La liturgia cristiana tiene dimensión cósmica. Nos unimos a la alabanza de la creación y, a la vez, damos voz a la creación.

“El Señor es movimiento hacia arriba y sólo moviéndonos nosotros mismos, alzando la mirada y subiendo, lo conocemos. La subida correcta del hombre acontece allí donde aprende a inclinarse profundamente en la donación humilde al otro hasta bajar a los pies, hasta el gesto humilde del lavatorio de los pies. Precisamente la humildad que sabe abajarse lleva al hombre hacia arriba” (Ibidem, p. 60-61).

De la Ascensión del Señor se puede decir que “la alegría que nació aquel día, cuya aparente despedida fue en realidad el comienzo de una nueva cercanía” (Ibidem, p. 61).

“El misterio de la Ascensión es el impulso divino que sostiene nuestro mundo” (Jean Corbón 1924-2001 Beirut). En su ascensión Cristo celebra la liturgia ante el Padre y la difunde en el mundo con la efusión de su Espíritu.

En el misterio de la Ascensión Cristo se convierte en anamnesis (memoria, recuerdo de los hechos salvíficos de Cristo) ante el Padre ante cuyo rostro presenta sus llagas, dolientes, pero también gloriosas para siempre. En esta anamnesis, el Padre recuerda el misterio pascual del amor, que ha actuado la redención y contempla a su Hijo, que ha regresado de su éxodo como Sacerdote.

La tradición patrística interpretó el Salmo 23 como una profecía del misterio de la Ascensión de Cristo a los Cielos.
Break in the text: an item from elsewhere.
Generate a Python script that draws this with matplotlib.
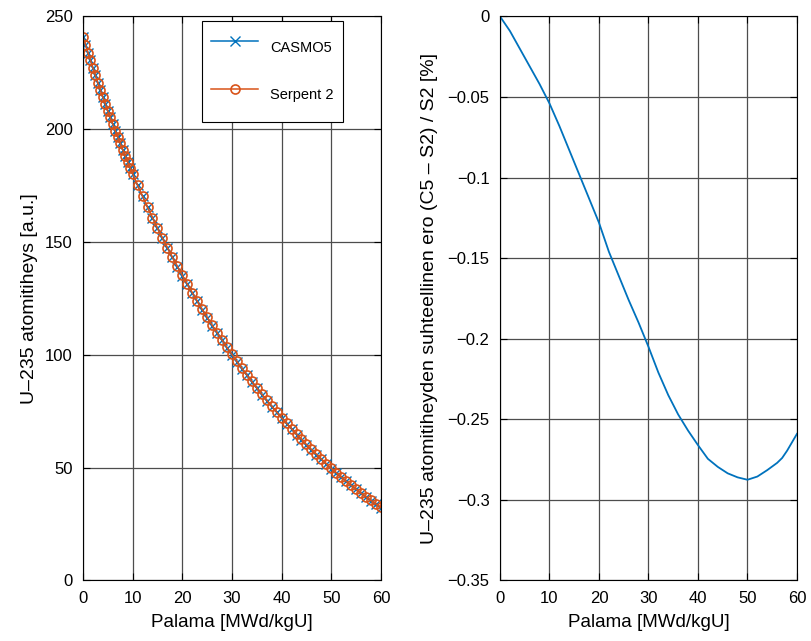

La Ascensión es inicio de la liturgia eterna. No es el Hombre que entra, es el mundo entero el que entra. La hora de Jesús es la Cruz y la Resurrección. En ese momento brota la liturgia. La liturgia es el misterio del río de la vida que brota del Padre y del Cordero. La liturgia inaugura el Tiempo de la Iglesia. Conforma a la misma Iglesia. Supera la eficacia que de ella se recibe.